Member of the Legislative Yuan
- In office 1 February 2002 – 31 January 2005
- Constituency: Overseas Chinese

Personal details
- Born: 10 October 1962 (age 63)
- Party: Taiwan Solidarity Union
- Education: University of Southern California (BA)

= John Wang (politician) =

Taiwanese politician

Wang Cheng-chung (王政中; born 10 October 1962), also known by his English name John Wang, is a Taiwanese politician. A member of the Taiwan Solidarity Union, he served one term on the Legislative Yuan, representing overseas Chinese between 2002 and 2005.

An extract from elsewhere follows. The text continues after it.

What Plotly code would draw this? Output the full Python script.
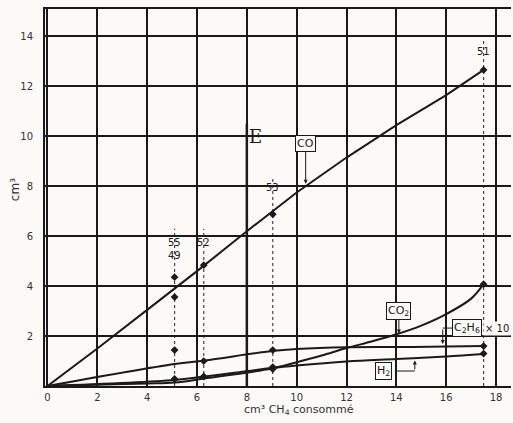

==Early life and education==
Wang's father Kenjohn was the founding leader of the Taiwanese American Foundation. John Wang was raised in the United States and earned his bachelor's degree from the University of Southern California.

==Career==
As a legislator, Wang took an interest in foreign affairs, and took several trips abroad. He traveled to the United States to discuss Taiwan's inclusion in the World Trade Organization and the aftermath of the 2003 invasion of Iraq. Wang also visited Switzerland to advocate for Taiwan's inclusion in the World Health Assembly. Within the Legislative Yuan, Wang took active roles in the Taiwan–USA Parliamentary Amity Association, and the Taiwan–France Parliamentary Amity Association. In September 2002, the legislature issued a non-binding resolution against the use of foreign languages during interpellation, shortly after Wang had questioned Premier Yu Shyi-kun in English.